Handwritten council documents from 1886 to 1890 are now easily accessible thanks to a team of volunteers
John Mackie Vancouver Sun December 10, 2015
VANCOUVER — Sam Sullivan doesn’t think much of Vancouver’s first mayor, Malcolm MacLean, who probably stole the city’s first election.
But he digs his successor.
“I’m such a groupie of David Oppenheimer, I went to the Jewish cemetery in Brooklyn (where he is buried),” said Sullivan, who was Vancouver’s 38th mayor and is now the MLA for Vancouver-False Creek.

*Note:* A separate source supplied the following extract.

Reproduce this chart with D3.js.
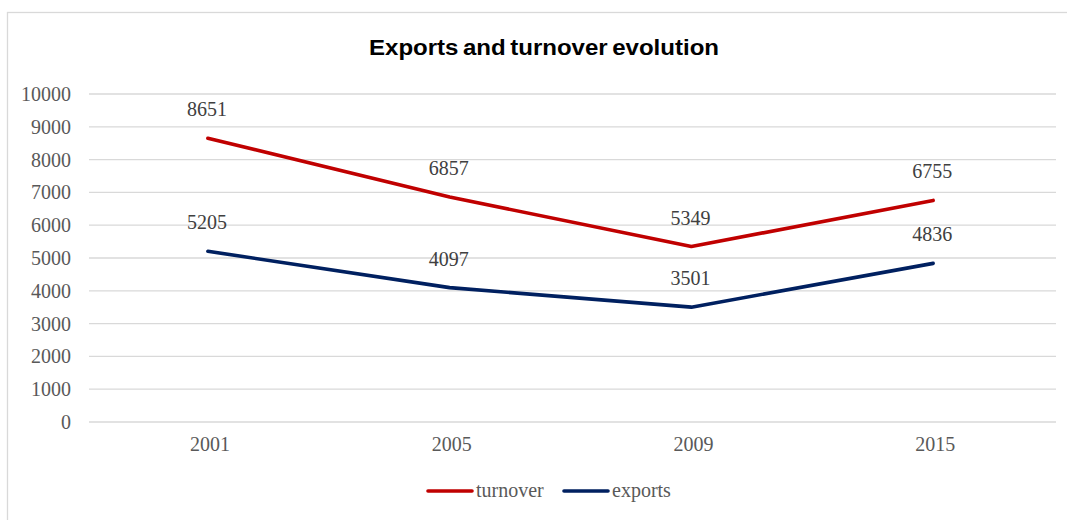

Oppenheimer was quite busy during his four years as mayor. He was instrumental in the creation of Stanley Park, as well as the construction of much of the city’s infrastructure, from streets to sewers to streetcars.
But Sullivan ran into a problem when he tried to look through the council minutes during the Oppenheimer years of 1888 to 1891. The original handwritten documents in the city archives are too fragile to peruse, and the microfiche copies are difficult to read.
So Sullivan decided to have them transcribed. Initially he hired someone to do it, but that proved expensive, so he recruited volunteers.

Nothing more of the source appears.